Today I’ll share five reading strategies that were helpful to me when I was an ESL student, and, hopefully, they will be valuable to your students as well.
Strategy 1. Previewing/Predicting
This is a common reading strategy. Previewing means getting familiar with the text before reading it. Previewing is a very important reading skill because it “enables readers to get a sense of what the text is about and how it is organized before reading it closely” (Salisbury University, 7 Critical Reading Strategies) When learners preview the text first, they understand it better while reading it.
You can help learners preview a text with activities such as brainstorming, asking questions, discussing relevant topics and themes, analyzing vocabulary from the text, and drawing on relevant life experiences.
Strategy 2. Understanding Patterns of Organization
Understanding patterns of organization is an important reading skill. When learners understand a pattern of organization in a particular text, they will be able to follow the author’s ideas more quickly and efficiently.
Below are five patterns of organization that are most commonly used in English paragraphs:
Listing: The main idea is stated in the form of a generalization; the examples are given to support the main idea.

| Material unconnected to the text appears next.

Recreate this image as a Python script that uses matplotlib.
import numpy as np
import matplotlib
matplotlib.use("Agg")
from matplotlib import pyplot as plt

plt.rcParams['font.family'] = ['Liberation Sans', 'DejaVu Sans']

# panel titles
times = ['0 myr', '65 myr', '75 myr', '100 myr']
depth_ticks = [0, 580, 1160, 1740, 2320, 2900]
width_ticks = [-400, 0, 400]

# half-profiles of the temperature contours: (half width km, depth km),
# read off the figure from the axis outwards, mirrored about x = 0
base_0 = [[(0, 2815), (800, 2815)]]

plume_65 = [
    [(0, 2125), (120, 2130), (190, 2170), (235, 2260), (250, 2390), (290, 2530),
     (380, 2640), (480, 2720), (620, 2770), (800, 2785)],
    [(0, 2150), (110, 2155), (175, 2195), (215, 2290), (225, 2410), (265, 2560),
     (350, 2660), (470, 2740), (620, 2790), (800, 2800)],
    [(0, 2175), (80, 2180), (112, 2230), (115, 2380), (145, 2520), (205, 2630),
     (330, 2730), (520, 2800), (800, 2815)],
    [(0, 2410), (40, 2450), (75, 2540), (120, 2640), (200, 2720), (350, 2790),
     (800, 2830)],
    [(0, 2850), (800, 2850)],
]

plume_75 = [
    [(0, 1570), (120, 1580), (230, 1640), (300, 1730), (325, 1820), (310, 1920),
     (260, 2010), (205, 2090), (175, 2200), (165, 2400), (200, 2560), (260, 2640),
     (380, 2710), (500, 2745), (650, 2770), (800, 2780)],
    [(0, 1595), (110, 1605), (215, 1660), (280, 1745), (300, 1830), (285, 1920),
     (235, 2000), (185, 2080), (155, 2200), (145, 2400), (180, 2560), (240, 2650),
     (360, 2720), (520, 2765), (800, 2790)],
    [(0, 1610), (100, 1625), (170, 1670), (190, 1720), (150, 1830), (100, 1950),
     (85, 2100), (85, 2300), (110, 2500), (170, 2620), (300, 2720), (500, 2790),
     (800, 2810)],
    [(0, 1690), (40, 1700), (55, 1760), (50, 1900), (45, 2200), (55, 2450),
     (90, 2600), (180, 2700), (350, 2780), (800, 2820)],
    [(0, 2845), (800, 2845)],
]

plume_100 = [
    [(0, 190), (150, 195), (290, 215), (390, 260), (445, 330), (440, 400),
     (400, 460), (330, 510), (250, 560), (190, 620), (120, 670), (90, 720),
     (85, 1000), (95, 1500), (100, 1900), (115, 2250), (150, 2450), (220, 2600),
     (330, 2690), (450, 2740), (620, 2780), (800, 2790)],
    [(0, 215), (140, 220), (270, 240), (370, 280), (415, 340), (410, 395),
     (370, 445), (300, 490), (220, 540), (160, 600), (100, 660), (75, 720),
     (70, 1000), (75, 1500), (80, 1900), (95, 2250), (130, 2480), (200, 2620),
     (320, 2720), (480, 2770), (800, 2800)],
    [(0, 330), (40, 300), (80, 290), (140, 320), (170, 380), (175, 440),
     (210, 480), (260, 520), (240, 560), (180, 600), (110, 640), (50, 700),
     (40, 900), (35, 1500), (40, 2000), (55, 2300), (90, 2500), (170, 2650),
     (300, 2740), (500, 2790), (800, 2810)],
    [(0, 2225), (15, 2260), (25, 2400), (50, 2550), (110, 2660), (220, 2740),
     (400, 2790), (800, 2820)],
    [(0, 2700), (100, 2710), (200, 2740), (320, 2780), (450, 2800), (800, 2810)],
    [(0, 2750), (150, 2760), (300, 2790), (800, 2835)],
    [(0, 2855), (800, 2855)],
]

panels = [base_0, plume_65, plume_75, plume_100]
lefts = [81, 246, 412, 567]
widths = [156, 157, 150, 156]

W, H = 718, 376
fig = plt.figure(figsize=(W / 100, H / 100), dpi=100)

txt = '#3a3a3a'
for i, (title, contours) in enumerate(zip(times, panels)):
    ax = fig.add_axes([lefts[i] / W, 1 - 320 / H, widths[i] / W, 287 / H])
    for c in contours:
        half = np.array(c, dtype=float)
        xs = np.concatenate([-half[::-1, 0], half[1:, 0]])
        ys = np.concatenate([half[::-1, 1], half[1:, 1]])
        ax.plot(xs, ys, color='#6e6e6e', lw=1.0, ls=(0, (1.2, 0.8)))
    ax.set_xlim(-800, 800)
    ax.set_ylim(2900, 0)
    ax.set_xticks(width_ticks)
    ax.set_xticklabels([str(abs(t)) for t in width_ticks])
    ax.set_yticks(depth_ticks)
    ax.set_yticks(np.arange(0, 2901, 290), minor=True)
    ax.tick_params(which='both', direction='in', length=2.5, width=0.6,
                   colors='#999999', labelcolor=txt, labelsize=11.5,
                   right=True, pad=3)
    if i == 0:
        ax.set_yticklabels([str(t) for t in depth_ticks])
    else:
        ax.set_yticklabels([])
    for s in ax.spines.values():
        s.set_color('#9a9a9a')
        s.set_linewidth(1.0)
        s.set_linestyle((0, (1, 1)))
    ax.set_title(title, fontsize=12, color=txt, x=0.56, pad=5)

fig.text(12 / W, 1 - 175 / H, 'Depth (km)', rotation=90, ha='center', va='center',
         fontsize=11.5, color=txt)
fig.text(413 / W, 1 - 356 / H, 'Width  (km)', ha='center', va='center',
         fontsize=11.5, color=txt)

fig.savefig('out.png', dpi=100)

Signal words and phrases: for example, for instance, first, second, in addition, besides, finally, most important, also, another
Sequence: The idea is presented in a series of events or steps in a process.
Signal words and phrases: first, second, next, then, since, soon, at last, in 1980, last month, the next step, the following year, while, at last
Compare/Contrast: The main idea is presented in the comparison of two subjects in which both similarities and differences are addressed.
Signal words and phrases: similarly, in the same way, like, as, both, in contrast, however, but, on the other hand, although, yet, unlike
Cause/Effect: Events or ideas are presented as a result of other events or ideas.
Signal words and phrases: due to, because, as a result, as a consequence, is caused by, leads to, gives rise to, comes from, produces
Problem and Solution: The main idea is presented in the form of a problem with an indicated solution.
Signal words and phrases: resolved, solution, solve, situation, trouble, issue, dilemma
Strategy 3. Inferring
Information in a passage is not always directly stated. Therefore, learners should be able to make guesses about the events or the author’s opinions and attitudes or the author’s purpose based on what they read in the text. This strategy is called inferring. Knowing how to infer will help learners better understand the text and develop their critical thinking.
Strategy 4. Determining the Purpose
Understanding any text starts with determining the purpose, that is, the reason the author wrote it. Below are the examples of three purposes:
To inform: The author explains or informs the reader about the facts.
To persuade: The author argues for or against an idea or topic by using different kinds of evidence.
To entertain: The author engages the reader with stories, humor, and anecdotes.
Sometimes, authors use more than one purpose in their texts.
To help them determine the author’s purpose, learners may ask themselves the following questions:
- Does the text contain a lot of facts? If it does, then the author’s purpose can be either to persuade or inform.
- Does the author use strongly positive, negative, or emotional language? If so, then the author’s purpose can be to persuade.
- Does the author use objective and neutral language? If so, then the author’s purpose can be to inform.
- Does the author use funny, intriguing descriptions and descriptive language? If so, does, then the author’s purpose can be to entertain.
Understanding the purpose of a given text will help learners better comprehend it and develop their ability to read critically.
Strategy 5. Questioning the Text
When I was learning English in an intensive English program, my reading instructor told us that one of the most effective ways to understand the text is to ask it questions. She said that by questioning the text, learners can also develop their critical thinking and use the information from the reading in real life contexts. She introduced us to two types of questions: thick and thin questions:
Thin questions are factual questions whose answers can be found in the text and that can be answered with a few words, phrases, or short sentences.
Thick questions, on the other hand, are inferential questions that require readers to think about more fully or even critically because the answers do not come solely from the text but from reader’s head (e.g., experience, background knowledge). Unlike thin questions, answers to thick questions are open to argument.
For example, if you are reading a passage that talks about how jealousy can destroy friendship, a thin question the reader might ask is, what are the signs of jealousy in a friendship? A thick question might be, how does jealousy destroy human relationships? Whereas the answer to the first question can be located in the text, the answer to the second question requires learners to reflect and draw on their life experiences.